There’s where the mighty element of delay is to be found. That interlude does not lie in the lack of power of Jesus Christ, because that power is sufficient to make the END come speedily. Neither is the coming of the Kingdom postponed because the world itself is not yet ripe for the judgement. If only the church would confess more ardently, pray more fervently, were to look forward to the coming of the King more eagerly, then it all would fall into place because then God is capable to make all other matters come to pass. The church’s primary task is to look forward to the coming of the Lord. Failure to do so is the real reason why these seven angels are waiting, with their trumpets at the ready. That’s the reason why there is a breathless silence in the heavenly palace. That’s the reason why in the infinite majesty of God’s heavenly temple there is that almost unbearable tension lasting for a specific short time. How long? Who knows. It will last as long as the church clings to its own ineffective ways while the world around her is frantically trying to keep matters from going out of control, with millions on the run toward Europe, and many more millions in America in revolt. With the climate changing and China collapsing, with droughts and floods, the church goes her often irrelevant ways. Now that the very last happenings are knocking at the door, she is not ready, no longer knows how to pray. The Bible tells us to wait on the Lord, but now the rolls are reversed: the Lord is waiting for the church.

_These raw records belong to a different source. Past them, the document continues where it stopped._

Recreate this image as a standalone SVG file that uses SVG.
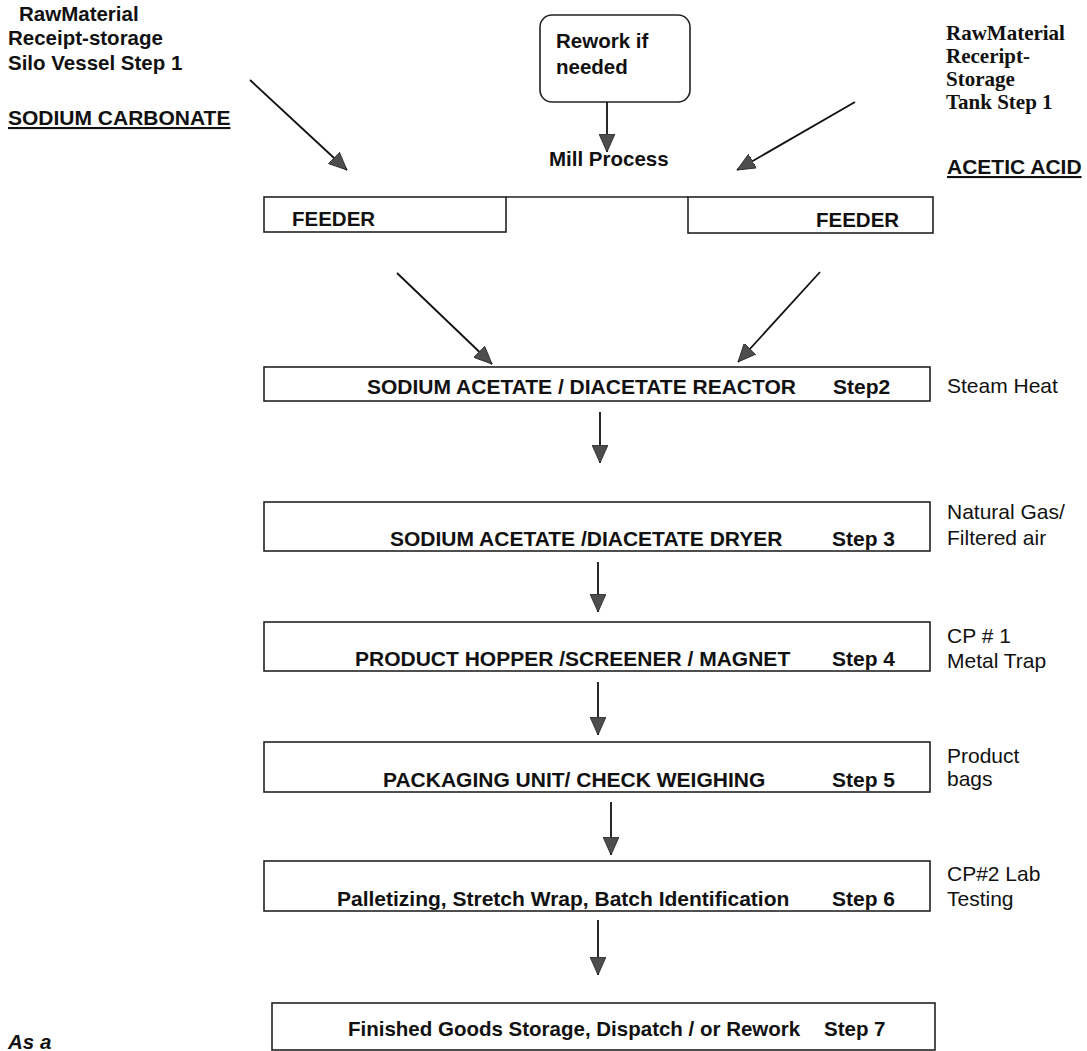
<svg xmlns="http://www.w3.org/2000/svg" width="1087" height="1051" viewBox="0 0 1087 1051" xml:space="preserve">
<style>
.bg{fill:#fff}
.box{fill:#fff;stroke:#222;stroke-width:1.6}
.b{font-family:"Liberation Sans",Arial,sans-serif;font-weight:bold;font-size:20.5px;fill:#111}
.h{font-family:"Liberation Sans",Arial,sans-serif;font-weight:bold;font-size:21px;fill:#111;text-decoration:underline}
.bx{font-family:"Liberation Sans",Arial,sans-serif;font-weight:bold;font-size:21px;fill:#111}
.r{font-family:"Liberation Sans",Arial,sans-serif;font-size:21px;fill:#111}
.t{font-family:"Liberation Serif","Times New Roman",serif;font-weight:bold;font-size:21px;fill:#111}
.i{font-style:italic}
.conn line{stroke:#111;stroke-width:1.8;marker-end:url(#ah)}
</style>
<defs>
<marker id="ah" markerUnits="userSpaceOnUse" markerWidth="20" markerHeight="16" refX="18" refY="8" orient="auto">
<path d="M0,0 L18,8 L0,16 Z" fill="#4d4d4d" stroke="#222" stroke-width="0.8"/>
</marker>
</defs>
<rect class="bg" width="1087" height="1051"/>

<g id="sodium-carbonate">
<text class="b" x="19" y="21">RawMaterial</text>
<text class="b" x="8" y="45">Receipt-storage</text>
<text class="b" x="8" y="70">Silo Vessel Step 1</text>
<text class="h" x="8" y="125">SODIUM CARBONATE</text>
</g>

<g id="rework">
<rect class="box" x="540" y="15" width="150" height="87" rx="12"/>
<text class="b" x="556" y="48">Rework if</text>
<text class="b" x="556" y="74">needed</text>
</g>

<g id="mill-process">
<text class="b" x="549" y="166">Mill Process</text>
</g>

<g id="acetic-acid">
<text class="t" x="946" y="40">RawMaterial</text>
<text class="t" x="946" y="63">Receript-</text>
<text class="t" x="946" y="86">Storage</text>
<text class="t" x="946" y="109">Tank Step 1</text>
<text class="h" x="947" y="174">ACETIC ACID</text>
</g>

<g id="feeders">
<line x1="506" y1="197" x2="688" y2="197" stroke="#222" stroke-width="1.6"/>
<g id="feeder-left">
<rect class="box" x="264" y="197" width="242" height="35"/>
<text class="b" x="292" y="226">FEEDER</text>
</g>
<g id="feeder-right">
<rect class="box" x="688" y="197" width="245" height="36"/>
<text class="b" x="816" y="227">FEEDER</text>
</g>
</g>

<g id="step2">
<rect class="box" x="264" y="367" width="666" height="34"/>
<text class="bx" x="367" y="394">SODIUM ACETATE / DIACETATE  REACTOR</text>
<text class="bx" x="833" y="394">Step2</text>
<text class="r" x="947" y="393">Steam Heat</text>
</g>

<g id="step3">
<rect class="box" x="264" y="502" width="666" height="49"/>
<text class="bx" x="390" y="546">SODIUM ACETATE /DIACETATE  DRYER</text>
<text class="bx" x="832" y="546">Step 3</text>
<text class="r" x="947" y="519">Natural Gas/</text>
<text class="r" x="947" y="545">Filtered air</text>
</g>

<g id="step4">
<rect class="box" x="264" y="622" width="666" height="49"/>
<text class="bx" x="355" y="666">PRODUCT HOPPER /SCREENER / MAGNET</text>
<text class="bx" x="832" y="666">Step 4</text>
<text class="r" x="947" y="643">CP # 1</text>
<text class="r" x="947" y="668">Metal Trap</text>
</g>

<g id="step5">
<rect class="box" x="264" y="742" width="666" height="50"/>
<text class="bx" x="383" y="787">PACKAGING UNIT/ CHECK WEIGHING</text>
<text class="bx" x="832" y="787">Step 5</text>
<text class="r" x="947" y="763">Product</text>
<text class="r" x="947" y="786">bags</text>
</g>

<g id="step6">
<rect class="box" x="264" y="861" width="666" height="50"/>
<text class="bx" x="337" y="906">Palletizing, Stretch Wrap, Batch Identification</text>
<text class="bx" x="832" y="906">Step 6</text>
<text class="r" x="947" y="881">CP#2 Lab</text>
<text class="r" x="947" y="906">Testing</text>
</g>

<g id="step7">
<rect class="box" x="272" y="1003" width="663" height="47"/>
<text class="b" x="348" y="1036">Finished Goods Storage, Dispatch / or Rework</text>
<text class="b" x="824" y="1036">Step 7</text>
</g>

<g id="note">
<text class="b i" x="8" y="1049">As a</text>
</g>

<g id="connectors" class="conn">
<line x1="250" y1="80" x2="347" y2="170"/>
<line x1="607" y1="102" x2="607" y2="152"/>
<line x1="855" y1="102" x2="737" y2="170"/>
<line x1="397" y1="273" x2="492" y2="364"/>
<line x1="820" y1="272" x2="738" y2="362"/>
<line x1="600" y1="412" x2="600" y2="463"/>
<line x1="598" y1="562" x2="598" y2="612"/>
<line x1="598" y1="682" x2="598" y2="735"/>
<line x1="611" y1="802" x2="611" y2="855"/>
<line x1="598" y1="920" x2="598" y2="975"/>
</g>
</svg>
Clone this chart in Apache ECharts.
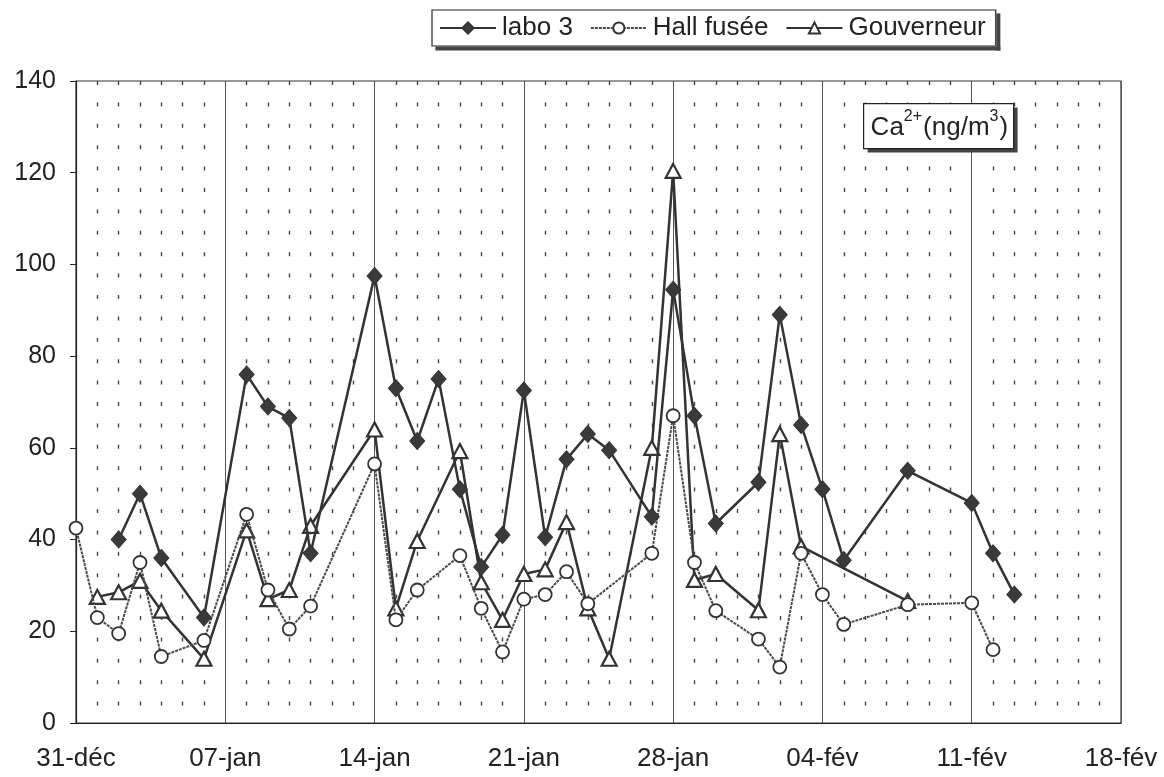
<!DOCTYPE html>
<html>
<head>
<meta charset="utf-8">
<script src="https://cdn.jsdelivr.net/npm/echarts@6/dist/echarts.min.js"></script>
<style>
html,body{margin:0;padding:0;background:#fff;}
#chart{width:1164px;height:777px;}
</style>
</head>
<body>
<div id="chart"></div>
<script>
// x positions are day offsets from 31-déc
const xTickLabels = ['31-déc','07-jan','14-jan','21-jan','28-jan','04-fév','11-fév','18-fév'];
const seriesNames = ['labo 3','Hall fusée','Gouverneur'];

const labo3Days   = [2,3,4,6,8,9,10,11,14,15,16,17,18,19,20,21,22,23,24,25,27,28,29,30,32,33,34,35,36,39,42,43,44];
const labo3Values = [40,50,36,23,76,69,66.5,37,97.5,73,61.5,75,51,34,41,72.5,40.5,57.5,63,59.5,45,94.5,67,43.5,52.5,89,65,51,35.5,55,48,37,28];

const hallDays   = [0,1,2,3,4,6,8,9,10,11,14,15,16,18,19,20,21,22,23,24,27,28,29,30,32,33,34,35,36,39,42,43];
const hallValues = [42.5,23,19.5,35,14.5,18,45.5,29,20.5,25.5,56.5,22.5,29,36.5,25,15.5,27,28,33,26,37,67,35,24.5,18.3,12.2,37,28,21.5,25.8,26.2,16];

const gouvDays   = [1,2,3,4,6,8,9,10,11,14,15,16,18,19,20,21,22,23,24,25,27,28,29,30,32,33,34,39];
const gouvValues = [27.5,28.5,31,24.5,14,42,27,29,43,64,25,39.7,59.3,30.7,22.5,32.5,33.5,43.8,25,14,60,120.4,31.2,32.5,24.6,63,38.5,26.6];

const unitLabelParts = [['Ca',false],['2+',true],['(ng/m',false],['3',true],[')',false]];

function pairs(days, vals){ return days.map((d,i)=>[d, vals[i]]); }

const FONT = "'Liberation Sans', Arial, sans-serif";
const DARK = '#333';

// build unit label (with superscripts) as separate text pieces
const mctx = document.createElement('canvas').getContext('2d');
function measure(t, size){ mctx.font = size + 'px ' + FONT; return mctx.measureText(t).width; }
const unitPieces = [];
let ux = 7;
unitLabelParts.forEach(function(p){
  const size = p[1] ? 16 : 26;
  unitPieces.push({type:'text', x:ux, y:p[1] ? 5 : 11, z:102, style:{
    text:p[0], fontSize:size, fontFamily:FONT, fill:'#222', verticalAlign:'top', align:'left'
  }});
  ux += measure(p[0], size) + (p[1] ? 1 : 0);
});

const chart = echarts.init(document.getElementById('chart'), null, {renderer:'canvas'});
chart.setOption({
  animation:false,
  backgroundColor:'#fff',
  textStyle:{fontFamily:FONT},
  grid:{left:76, right:43, top:81, bottom:54, show:true, borderColor:'#333', borderWidth:1.2, backgroundColor:'transparent'},
  legend:{
    left:432, top:10, z:10,
    data:seriesNames,
    itemWidth:56, itemHeight:14, itemGap:17,
    padding:[5,10,5,7],
    backgroundColor:'#fff',
    borderColor:'#222', borderWidth:1.2, borderRadius:0,
    textStyle:{fontSize:26, color:'#222', fontFamily:FONT, padding:[0,0,0,1]}
  },
  xAxis:{
    type:'value', min:0, max:49, interval:7,
    axisLine:{show:true, lineStyle:{color:'#222', width:1.2}},
    axisTick:{show:false},
    axisLabel:{fontSize:26, color:'#222', margin:23, fontFamily:FONT, showMinLabel:true, showMaxLabel:true,
      formatter:function(v){ return xTickLabels[Math.round(v/7)] || ''; }},
    splitLine:{show:true, lineStyle:{color:'#555', width:1}},
    minorTick:{show:false, splitNumber:7},
    minorSplitLine:{show:true, lineStyle:{color:'#444', width:1.4, type:[4,17.4]}}
  },
  yAxis:{
    type:'value', min:0, max:140, interval:20,
    axisLine:{show:true, lineStyle:{color:'#222', width:1.2}},
    axisTick:{show:true, inside:false, length:6, lineStyle:{color:'#222'}},
    axisLabel:{fontSize:25, color:'#222', margin:20, fontFamily:FONT},
    splitLine:{show:false}
  },
  series:[
    {
      name:seriesNames[2], type:'line', z:3,
      data:pairs(gouvDays, gouvValues),
      connectNulls:true,
      symbol:'triangle', symbolSize:[15,14], showAllSymbol:true,
      lineStyle:{color:DARK, width:2.5},
      itemStyle:{color:'#fff', borderColor:DARK, borderWidth:2.2}
    },
    {
      name:seriesNames[1], type:'line', z:4,
      data:pairs(hallDays, hallValues),
      connectNulls:true,
      symbol:'circle', symbolSize:13, showAllSymbol:true,
      lineStyle:{color:'#4a4a4a', width:2, type:[3,1]},
      itemStyle:{color:'#fff', borderColor:DARK, borderWidth:1.8}
    },
    {
      name:seriesNames[0], type:'line', z:5,
      data:pairs(labo3Days, labo3Values),
      connectNulls:true,
      symbol:'diamond', symbolSize:[15,17], showAllSymbol:true,
      lineStyle:{color:DARK, width:2.5},
      itemStyle:{color:'#3a3a3a', borderColor:DARK, borderWidth:1}
    }
  ],
  graphic:{elements:[
    {
      id:'unitBox', type:'group', left:863, top:103, z:100,
      children:[
        {type:'rect', z:100, shape:{x:4, y:4, width:150, height:45}, style:{fill:'#444'}},
        {type:'rect', z:101, shape:{x:0, y:0, width:150, height:45}, style:{fill:'#fff', stroke:'#222', lineWidth:1.2}}
      ].concat(unitPieces)
    }
  ]}
});

// drop shadow of the legend box: two dark strips along its right and bottom edges
let lb = {x:432, y:10, w:564, h:37};
try {
  const views = chart._componentsViews || [];
  const lv = views.find(function(v){ return v && v.type && String(v.type).indexOf('legend') === 0; });
  if (lv && lv.group) {
    const br = lv.group.getBoundingRect();
    if (br && br.width > 100) lb = {x:lv.group.x + br.x, y:lv.group.y + br.y, w:br.width, h:br.height};
  }
} catch(e) {}
const S = 4;
chart.setOption({graphic:{elements:[
  {id:'legShadowR', type:'rect', z:20, shape:{x:lb.x + lb.w, y:lb.y + S, width:S, height:lb.h}, style:{fill:'#444'}},
  {id:'legShadowB', type:'rect', z:20, shape:{x:lb.x + S, y:lb.y + lb.h, width:lb.w, height:S}, style:{fill:'#444'}}
]}});
</script>
</body>
</html>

THE LORD CANNOT DO A THING UNTIL THE CHURCH ACTS.
Dietrich Bonhoeffer in his CREATION AND FALL wrote in his introduction: THE CHURCH OF CHRIST WITNESSES TO THE END OF ALL THINGS, IT LIVES FROM THE END, IT THINKS FROM THE END, IT ACTS FROM THE END, IT PROCLAIMS ITS MESSAGE FROM THE END.
Does it? No. The church will not change, and I will not leave the church. I believe in One Holy Catholic Church, the communion of saints. Fortunately I find that in the church I attend, a small church, as churches should be, an imperfect church as all churches are.
We underestimate ourselves vis-à-vis God. God could not act until Lot was secure. God will not return until the church sees it real task, praying for the Lord’s return.
The real task of the church is to prepare the people for the Kingdom to come. Jesus’s coming into the world always was centered on that goal: the pearl of great value: all we possess to acquire the Kingdom. All his parables had to do with “Seeking first the Kingdom”, Jesus’ prime message, but the church has different priorities.
A thought struck me while walking in my sugar bush, carrying two pails full of sap. Perhaps the trees whispered it to me. Could it possibly be that the 30 minutes of silence in heaven somewhat resembles our One Minute of Silence remembering a famous personality, in this case a silent tribute to the church that died. I don’t mean the one holy Catholic Church, the communion of saints. I do mean the instituted church with its pope and cardinals, its preachers and doctrines. After all the Old Testament church ceased to be when the curtain between the Holy and the Holy of Holies ripped from bottom to top when Christ died.
What is sure is that everything is changing, including the church, now succumbing to Gnosticism and the Pursuit of Prosperity, while the main-line churches have become a fading gathering of gray-heads.
Can the church’s mantra still become MARANATHA, Lord come quickly?